- [DATA LINES]:
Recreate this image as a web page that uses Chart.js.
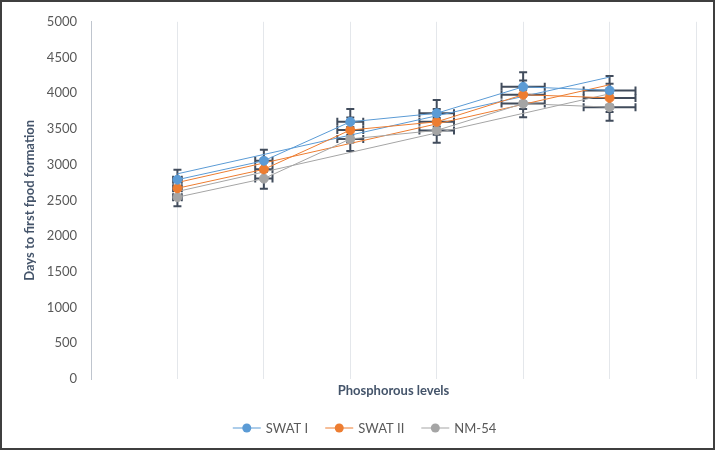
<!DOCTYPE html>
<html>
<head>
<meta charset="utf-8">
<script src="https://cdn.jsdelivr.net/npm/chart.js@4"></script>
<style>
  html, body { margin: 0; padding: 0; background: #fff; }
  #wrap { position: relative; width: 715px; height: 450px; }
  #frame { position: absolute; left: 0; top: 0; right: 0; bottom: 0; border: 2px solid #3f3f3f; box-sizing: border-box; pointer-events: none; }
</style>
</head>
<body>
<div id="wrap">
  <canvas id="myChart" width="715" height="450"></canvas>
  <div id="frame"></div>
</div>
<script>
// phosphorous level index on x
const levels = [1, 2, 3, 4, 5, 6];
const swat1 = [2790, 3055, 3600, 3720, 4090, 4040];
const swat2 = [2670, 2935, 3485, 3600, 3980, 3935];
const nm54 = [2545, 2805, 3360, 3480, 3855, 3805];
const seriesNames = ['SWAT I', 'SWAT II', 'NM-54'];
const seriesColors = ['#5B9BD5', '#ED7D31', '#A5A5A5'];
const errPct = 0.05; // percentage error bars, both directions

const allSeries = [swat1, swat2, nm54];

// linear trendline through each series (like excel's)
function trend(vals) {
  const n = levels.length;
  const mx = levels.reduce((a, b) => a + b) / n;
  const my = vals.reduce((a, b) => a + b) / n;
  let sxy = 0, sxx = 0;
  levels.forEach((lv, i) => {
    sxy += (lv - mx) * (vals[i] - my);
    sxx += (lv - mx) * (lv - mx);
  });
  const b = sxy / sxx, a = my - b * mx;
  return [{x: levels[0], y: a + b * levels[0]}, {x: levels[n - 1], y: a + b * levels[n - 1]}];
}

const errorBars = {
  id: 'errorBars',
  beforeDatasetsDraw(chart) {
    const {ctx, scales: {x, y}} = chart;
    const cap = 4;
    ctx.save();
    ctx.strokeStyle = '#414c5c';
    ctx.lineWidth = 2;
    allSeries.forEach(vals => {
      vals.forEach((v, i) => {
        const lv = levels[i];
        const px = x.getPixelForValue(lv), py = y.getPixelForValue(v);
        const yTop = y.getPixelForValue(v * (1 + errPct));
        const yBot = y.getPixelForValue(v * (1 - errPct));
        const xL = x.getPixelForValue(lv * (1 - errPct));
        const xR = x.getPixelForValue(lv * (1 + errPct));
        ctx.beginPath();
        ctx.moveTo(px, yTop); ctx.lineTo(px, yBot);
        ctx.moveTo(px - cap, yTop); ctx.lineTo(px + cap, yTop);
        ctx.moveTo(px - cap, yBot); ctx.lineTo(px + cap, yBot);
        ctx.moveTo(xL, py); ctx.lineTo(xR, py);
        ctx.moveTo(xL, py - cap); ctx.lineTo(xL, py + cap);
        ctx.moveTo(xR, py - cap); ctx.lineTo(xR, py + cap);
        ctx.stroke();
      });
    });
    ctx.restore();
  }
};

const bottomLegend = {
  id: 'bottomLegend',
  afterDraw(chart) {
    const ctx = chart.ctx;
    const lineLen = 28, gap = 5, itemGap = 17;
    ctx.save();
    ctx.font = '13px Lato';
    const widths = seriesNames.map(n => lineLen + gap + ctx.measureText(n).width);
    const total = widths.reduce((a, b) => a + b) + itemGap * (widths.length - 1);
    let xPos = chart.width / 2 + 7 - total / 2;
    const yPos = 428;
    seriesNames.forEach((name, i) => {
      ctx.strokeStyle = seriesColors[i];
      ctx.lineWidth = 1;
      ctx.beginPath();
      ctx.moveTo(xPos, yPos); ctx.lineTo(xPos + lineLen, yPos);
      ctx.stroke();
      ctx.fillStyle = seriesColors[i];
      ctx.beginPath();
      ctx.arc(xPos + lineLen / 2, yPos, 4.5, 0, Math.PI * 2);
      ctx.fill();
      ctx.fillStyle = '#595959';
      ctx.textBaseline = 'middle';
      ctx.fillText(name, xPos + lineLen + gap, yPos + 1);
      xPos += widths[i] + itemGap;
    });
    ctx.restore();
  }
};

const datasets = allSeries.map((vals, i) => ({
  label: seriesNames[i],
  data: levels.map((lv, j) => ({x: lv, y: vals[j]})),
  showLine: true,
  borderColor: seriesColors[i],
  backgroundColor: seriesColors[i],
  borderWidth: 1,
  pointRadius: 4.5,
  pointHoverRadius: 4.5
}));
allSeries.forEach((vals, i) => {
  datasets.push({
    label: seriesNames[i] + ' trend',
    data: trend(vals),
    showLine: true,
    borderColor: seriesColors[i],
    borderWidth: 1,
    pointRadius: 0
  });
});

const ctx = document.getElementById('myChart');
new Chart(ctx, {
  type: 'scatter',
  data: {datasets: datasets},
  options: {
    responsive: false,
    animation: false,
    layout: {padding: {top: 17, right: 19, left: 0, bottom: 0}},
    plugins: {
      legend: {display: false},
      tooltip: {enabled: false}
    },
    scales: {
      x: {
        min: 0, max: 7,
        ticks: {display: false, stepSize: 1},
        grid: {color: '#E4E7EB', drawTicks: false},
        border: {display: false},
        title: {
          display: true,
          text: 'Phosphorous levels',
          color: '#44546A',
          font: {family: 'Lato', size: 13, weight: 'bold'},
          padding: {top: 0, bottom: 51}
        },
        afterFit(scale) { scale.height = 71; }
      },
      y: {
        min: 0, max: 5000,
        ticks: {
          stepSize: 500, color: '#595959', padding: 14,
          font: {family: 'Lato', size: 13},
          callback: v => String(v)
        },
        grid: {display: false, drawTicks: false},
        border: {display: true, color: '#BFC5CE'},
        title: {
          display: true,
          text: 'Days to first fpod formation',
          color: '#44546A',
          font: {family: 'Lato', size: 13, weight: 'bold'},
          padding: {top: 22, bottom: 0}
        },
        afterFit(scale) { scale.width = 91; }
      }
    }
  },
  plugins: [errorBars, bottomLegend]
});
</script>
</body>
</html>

- [WORK TO BE COMPLETED]: Skip the pictures and restate exactly the lines from the beginning of the listing to the line with "const allSeries = [swat1, swat2, nm54];", that line included.

- [THE COMPLETED TASK]:
Recreate this image as a web page that uses Chart.js.
<!DOCTYPE html>
<html>
<head>
<meta charset="utf-8">
<script src="https://cdn.jsdelivr.net/npm/chart.js@4"></script>
<style>
  html, body { margin: 0; padding: 0; background: #fff; }
  #wrap { position: relative; width: 715px; height: 450px; }
  #frame { position: absolute; left: 0; top: 0; right: 0; bottom: 0; border: 2px solid #3f3f3f; box-sizing: border-box; pointer-events: none; }
</style>
</head>
<body>
<div id="wrap">
  <canvas id="myChart" width="715" height="450"></canvas>
  <div id="frame"></div>
</div>
<script>
// phosphorous level index on x
const levels = [1, 2, 3, 4, 5, 6];
const swat1 = [2790, 3055, 3600, 3720, 4090, 4040];
const swat2 = [2670, 2935, 3485, 3600, 3980, 3935];
const nm54 = [2545, 2805, 3360, 3480, 3855, 3805];
const seriesNames = ['SWAT I', 'SWAT II', 'NM-54'];
const seriesColors = ['#5B9BD5', '#ED7D31', '#A5A5A5'];
const errPct = 0.05; // percentage error bars, both directions

const allSeries = [swat1, swat2, nm54];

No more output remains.